The joint administrators confirmed that the administration does not change the payment terms and conditions of customers' loans, which remain the same as when they were taken out.
The group also remains subject to the same regulatory rules and requirements as it did prior to its administration.
Auden Group is not accepting applications for loans from new customers.
Mr Conway said: "Auden has been looking to establish itself in the short-term credit market in recent years, but has not reached the scale needed to sustain its operational cost base.
"Our appointment enables Auden Group to continue operating for existing customers as we explore options for the future of the business.
"The terms and conditions of loans made by Auden are unaffected and customers will continue to be able to access their accounts online.
"Customers can contact the customer service team who are on hand to help with any enquiries."
According to its most recently available set of accounts, the group posted a revenue of £15,164 for the 12 months to September 30, 2021, and pre-tax losses of £19.6m.
It has since emerged that the Competition and Markets Authority (CMA) has written a letter to the group over "failing to send out summary of borrowing statements, or notifications that summary of borrowing statements were available" in 2021 and 2022.
The CMA said that 166 customers were affected.
In the letter, the watchdog said: "The provision of summaries of borrowing is an important element of our remedy package following the Payday Lending Market Investigation.
"This measure, in combination with other measures, was designed to encourage borrowers to actively shop around and provide them with comprehensive information about fees and charges.
"Summaries of borrowing are provided at specific points in time in the lending cycle to give borrowers suitable information at key points to allow them to make timely and well-informed decisions.
"Failure by lenders to comply with their legal obligation to provide summaries of borrowing at the specified times may affect decisions about borrowing and can lead to worse outcomes for borrowers.
"The CMA is concerned that borrowers who did not receive summaries of borrowing at the times they should have, in line with the order, did not have all the information they needed to inform their decision-making.

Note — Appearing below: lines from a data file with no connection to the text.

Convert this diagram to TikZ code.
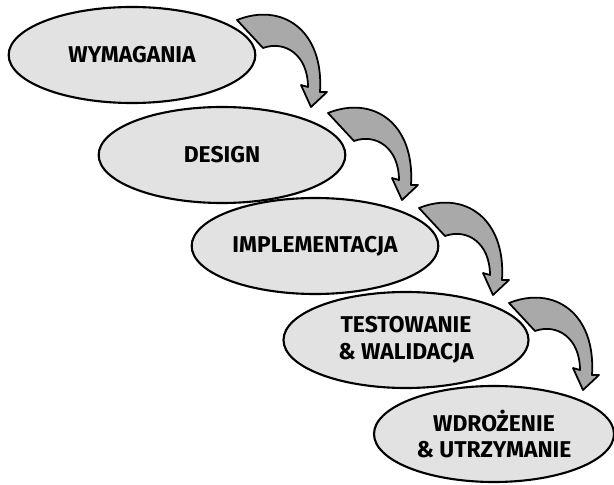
\documentclass[tikz,border=0pt]{standalone}
\usepackage{fontspec}
\setmainfont{Fira Sans}
\usetikzlibrary{shapes.geometric, positioning, calc}

\definecolor{stagegray}{HTML}{E2E2E2}
\definecolor{arrowgray}{HTML}{A9A9A9}

\tikzset{
  % curved block arrow, drawn from the tail corner
  steparrow/.pic={
    \draw[arrowline] (0,0) -- (26,28) .. controls (48,20) and (71,35) .. (71,67)
      -- (64,65) -- (74,87) -- (90,72) -- (83,72)
      .. controls (87,10) and (45,-18) .. (0,0) -- cycle;
  }
}

\begin{document}
\begin{tikzpicture}[
    x=0.03cm, y=-0.03cm,
    stage/.style={ellipse, draw, line width=1.8pt, fill=stagegray,
      minimum width=7.4cm, minimum height=2.88cm, inner sep=0pt,
      align=center, font=\bfseries\fontsize{19.5}{23}\selectfont},
    arrowline/.style={draw=black, line width=1.5pt, fill=arrowgray, line join=round},
]
\useasboundingbox (0,0) rectangle (614,485);

% Nodes
\node[stage] (req) at (132,55) {WYMAGANIA};
\node[stage] (design) at (222,155) {DESIGN};
\node[stage] (impl) at (315,246) {IMPLEMENTACJA};
\node[stage, minimum width=7.35cm] (test) at (406,340) {TESTOWANIE\\\& WALIDACJA};
\node[stage, minimum width=7.2cm] (deploy) at (494,434) {WDROŻENIE\\\& UTRZYMANIE};

% Arrows between stages
\pic at ([shift={(105,-35)}]req.center) {steparrow};
\pic at ([shift={(106,-42)}]design.center) {steparrow};
\pic at ([shift={(104,-38)}]impl.center) {steparrow};
\pic at ([shift={(103,-37)}]test.center) {steparrow};

\end{tikzpicture}
\end{document}
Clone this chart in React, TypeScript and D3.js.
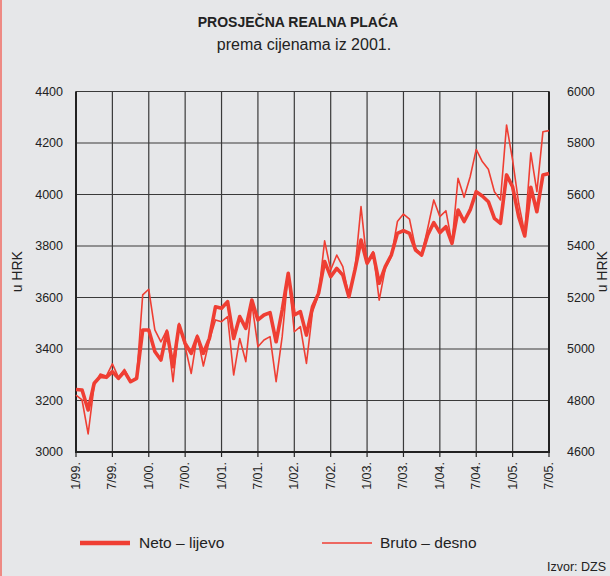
import React from 'react';
import * as d3 from 'd3';

// monthly 1/99 .. 7/05
const neto = [
  3243, 3241, 3163, 3267, 3293, 3290, 3312, 3286, 3312, 3273, 3286, 3474,
  3474, 3390, 3357, 3467, 3331, 3493, 3422, 3383, 3448, 3383, 3441, 3564,
  3558, 3584, 3441, 3526, 3480, 3590, 3513, 3532, 3541, 3428, 3551, 3694,
  3532, 3545, 3454, 3564, 3616, 3740, 3681, 3713, 3687, 3603, 3707, 3823,
  3733, 3772, 3655, 3720, 3765, 3849, 3860, 3849, 3784, 3765, 3843, 3891,
  3852, 3875, 3810, 3940, 3895, 3940, 4011, 3994, 3972, 3907, 3888, 4076,
  4030, 3914, 3839, 4028, 3933, 4076, 4082,
];
const bruto = [
  4821, 4802, 4670, 4860, 4903, 4895, 4942, 4890, 4921, 4873, 4886, 5210,
  5232, 5074, 5028, 5074, 4873, 5100, 5009, 4905, 5054, 4934, 5035, 5113,
  5106, 5126, 4899, 5041, 4951, 5177, 5009, 5035, 5048, 4873, 5048, 5294,
  5067, 5087, 4944, 5145, 5210, 5420, 5307, 5365, 5320, 5203, 5307, 5553,
  5333, 5378, 5190, 5313, 5359, 5495, 5524, 5504, 5391, 5365, 5469, 5579,
  5514, 5537, 5410, 5663, 5589, 5669, 5775, 5728, 5698, 5611, 5579, 5870,
  5734, 5566, 5449, 5762, 5611, 5844, 5848,
];
const xLabels = ['1/99.', '7/99.', '1/00.', '7/00.', '1/01.', '7/01.', '1/02.', '7/02.', '1/03.', '7/03.', '1/04.', '7/04.', '1/05.', '7/05.'];
const leftTicks = [3000, 3200, 3400, 3600, 3800, 4000, 4200, 4400];
const rightTicks = [4600, 4800, 5000, 5200, 5400, 5600, 5800, 6000];

const W = 610, H = 576;
const L = 76, R = 549, T = 91.5, B = 452;
const FONT = 'Liberation Sans, Arial, Helvetica, sans-serif';
const RED = '#ef3e33';

export default function App() {
  const x = d3.scaleLinear().domain([0, 78]).range([L, R]);
  const yL = d3.scaleLinear().domain([3000, 4400]).range([B, T]);
  const yR = d3.scaleLinear().domain([4600, 6000]).range([B, T]);
  const netoLine = d3.line<number>().x((_, i) => x(i)).y(d => yL(d))(neto) || '';
  const brutoLine = d3.line<number>().x((_, i) => x(i)).y(d => yR(d))(bruto) || '';

  return (
    <svg width={W} height={H} style={{ position: 'absolute', left: 0, top: 0, fontFamily: FONT }}>
      <rect x={0} y={0} width={W} height={H} fill="#e6e7e9" />
      <rect x={0} y={0} width={2} height={H} fill="#ee8a84" />

      <text x={298} y={27} textAnchor="middle" fontSize={14} fontWeight="bold" fill="#222">PROSJEČNA REALNA PLAĆA</text>
      <text x={304} y={50} textAnchor="middle" fontSize={16} fill="#222">prema cijenama iz 2001.</text>

      {leftTicks.map(t => (
        <line key={'h' + t} x1={L} x2={R} y1={yL(t)} y2={yL(t)} stroke="#3a3a3a" strokeWidth={1.2} />
      ))}
      {xLabels.map((_, k) => (
        <line key={'v' + k} x1={x(k * 6)} x2={x(k * 6)} y1={T} y2={B} stroke="#3a3a3a" strokeWidth={1.2} />
      ))}
      <line x1={L} x2={L} y1={T} y2={B + 1} stroke="#222" strokeWidth={2} />
      <line x1={R} x2={R} y1={T} y2={B + 1} stroke="#222" strokeWidth={2} />
      <line x1={L - 1} x2={R + 1} y1={B} y2={B} stroke="#222" strokeWidth={2} />
      {xLabels.map((_, k) => (
        <line key={'t' + k} x1={x(k * 6)} x2={x(k * 6)} y1={B} y2={B + 5} stroke="#222" strokeWidth={1.2} />
      ))}

      <path d={brutoLine} fill="none" stroke={RED} strokeWidth={1.6} strokeLinejoin="round" />
      <path d={netoLine} fill="none" stroke={RED} strokeWidth={3.6} strokeLinejoin="round" />

      {leftTicks.map(t => (
        <text key={'lt' + t} x={63} y={yL(t) + 4} textAnchor="end" fontSize={12.5} fill="#222">{t}</text>
      ))}
      {rightTicks.map(t => (
        <text key={'rt' + t} x={567} y={yR(t) + 4} textAnchor="start" fontSize={12.5} fill="#222">{t}</text>
      ))}
      <text transform={`translate(22,${(T + B) / 2}) rotate(-90)`} textAnchor="middle" fontSize={14} fill="#222">u HRK</text>
      <text transform={`translate(607,${(T + B) / 2}) rotate(-90)`} textAnchor="middle" fontSize={14} fill="#222">u HRK</text>

      {xLabels.map((lab, k) => (
        <text key={'xl' + k} transform={`translate(${x(k * 6) + 4},${B + 10}) rotate(-90)`} textAnchor="end" fontSize={12.5} fill="#222">{lab}</text>
      ))}

      <line x1={80} x2={130} y1={543} y2={543} stroke={RED} strokeWidth={4.5} />
      <text x={139} y={548} fontSize={15.5} fill="#222">Neto – lijevo</text>
      <line x1={322} x2={372} y1={543} y2={543} stroke={RED} strokeWidth={1.6} />
      <text x={380} y={548} fontSize={15.5} fill="#222">Bruto – desno</text>
      <text x={547} y={571} fontSize={12.5} fill="#222">Izvor: DZS</text>
    </svg>
  );
}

"This is a particular concern, where people have taken out further payday loans without receiving the necessary information.

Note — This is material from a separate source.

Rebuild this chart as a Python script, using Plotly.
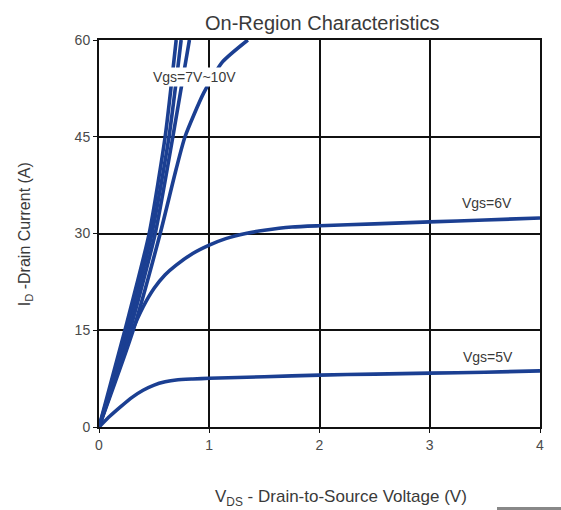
"""
plot.py

On-region characteristics of a power MOSFET: drain current versus
drain-to-source voltage for several gate voltages.
"""

import plotly.graph_objects as go

# Steep curves (Vgs = 7V .. 10V): V_DS read at fixed I_D levels
id_steep = [0, 15, 30, 45, 60]
vds_10v = [0, 0.235, 0.455, 0.60, 0.70]
vds_9v = [0, 0.255, 0.48, 0.635, 0.745]
vds_8v = [0, 0.28, 0.51, 0.67, 0.82]

id_7v = [0, 15, 30, 40, 45, 51.8, 56.6, 60]
vds_7v = [0, 0.31, 0.555, 0.70, 0.78, 0.95, 1.12, 1.35]

# Vgs = 6V
vds_6v = [0, 0.1, 0.2, 0.3, 0.4, 0.5, 0.6, 0.7, 0.85, 1.0, 1.15, 1.33,
          1.5, 1.75, 2.0, 2.5, 3.0, 3.5, 4.0]
id_6v = [0, 5, 10, 14.8, 18.6, 21.5, 23.6, 25.1, 26.9, 28.2, 29.2, 30.0,
         30.5, 31.0, 31.2, 31.5, 31.8, 32.1, 32.4]

# Vgs = 5V
vds_5v = [0, 0.1, 0.2, 0.3, 0.4, 0.5, 0.6, 0.7, 0.85, 1.0, 1.5, 2.0,
          2.5, 3.0, 3.5, 4.0]
id_5v = [0, 1.7, 3.2, 4.6, 5.7, 6.5, 7.0, 7.3, 7.45, 7.55, 7.8, 8.05,
         8.2, 8.35, 8.5, 8.7]

x_ticks = [0, 1, 2, 3, 4]
y_ticks = [0, 15, 30, 45, 60]

LINE_COLOR = "#1b3f92"
FONT = "Liberation Sans, Arial, sans-serif"

fig = go.Figure()

# Curves: one trace per gate voltage, same style for all
curves = [
    (vds_5v, id_5v),
    (vds_6v, id_6v),
    (vds_7v, id_7v),
    (vds_8v, id_steep),
    (vds_9v, id_steep),
    (vds_10v, id_steep),
]
for xs, ys in curves:
    fig.add_trace(
        go.Scatter(
            x=xs,
            y=ys,
            mode="lines",
            line=dict(color=LINE_COLOR, width=3.6, shape="spline", smoothing=0.6),
            showlegend=False,
            hoverinfo="skip",
        )
    )

# Axes: black grid every tick, boxed plot area
axis_style = dict(
    showgrid=True,
    gridcolor="#111111",
    gridwidth=2,
    showline=True,
    linecolor="#111111",
    linewidth=2,
    mirror=True,
    ticks="outside",
    ticklen=4,
    tickcolor="#111111",
    zeroline=False,
    tickfont=dict(family=FONT, size=14, color="#4a4a4a"),
)

fig.update_layout(
    width=561,
    height=510,
    margin=dict(l=99, r=21, t=40, b=83),
    paper_bgcolor="white",
    plot_bgcolor="white",
    font=dict(family=FONT),
    xaxis=dict(range=[0, 4], tickvals=x_ticks, **axis_style),
    yaxis=dict(range=[0, 60], tickvals=y_ticks, **axis_style),
)

# Curve labels: the 7V~10V label sits on a white box that hides the grid
label_font = dict(family=FONT, size=14, color="#3a3a3a")
fig.add_annotation(x=0.87, y=54.2, text="Vgs=7V~10V", showarrow=False,
                   font=label_font, bgcolor="white", borderpad=1)
fig.add_annotation(x=3.52, y=34.7, text="Vgs=6V", showarrow=False, font=label_font)
fig.add_annotation(x=3.53, y=10.85, text="Vgs=5V", showarrow=False, font=label_font)

# Title and axis titles placed as paper annotations
fig.add_annotation(
    text="On-Region Characteristics",
    x=0.506, y=1.0, xref="paper", yref="paper",
    xanchor="center", yanchor="middle",
    yshift=17, showarrow=False,
    font=dict(family=FONT, size=20, color="#3a3a3a"),
)
fig.add_annotation(
    text="V<sub>DS</sub> - Drain-to-Source Voltage (V)",
    x=0.549, y=0, xref="paper", yref="paper",
    xanchor="center", yanchor="middle",
    yshift=-71, showarrow=False,
    font=dict(family=FONT, size=17, color="#3a3a3a"),
)
fig.add_annotation(
    text="I<sub>D</sub> -Drain Current (A)",
    x=0, y=0.498, xref="paper", yref="paper",
    xanchor="center", yanchor="middle",
    xshift=-74, textangle=-90, showarrow=False,
    font=dict(family=FONT, size=16, color="#3a3a3a"),
)

# Small grey bar in the bottom right corner of the source image
fig.add_shape(
    type="rect", xref="paper", yref="paper",
    x0=0.9025, x1=1.05, y0=-0.2145, y1=-0.2067,
    fillcolor="#888888", line=dict(width=0),
)

# The page body has an 8px default margin; remove it so the figure fills the window
fig.write_html(
    "out.html",
    config={"displayModeBar": False},
    post_script="document.body.style.margin='0';",
)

"As you are aware, article 11.1 of the order prohibits lenders from entering into any payday loan agreement with borrowers in the UK unless a summary of borrowing is properly made available.
"This means that Auden is prohibited from supplying payday loans unless it consistently makes summaries of borrowing available and notifies customers of the availability of summaries of borrowing, in accordance with articles 12 and 13.
"Given this, CMA colleagues have worked with Auden to understand the extent and causes of the recent breaches and the steps that you have taken to put them right."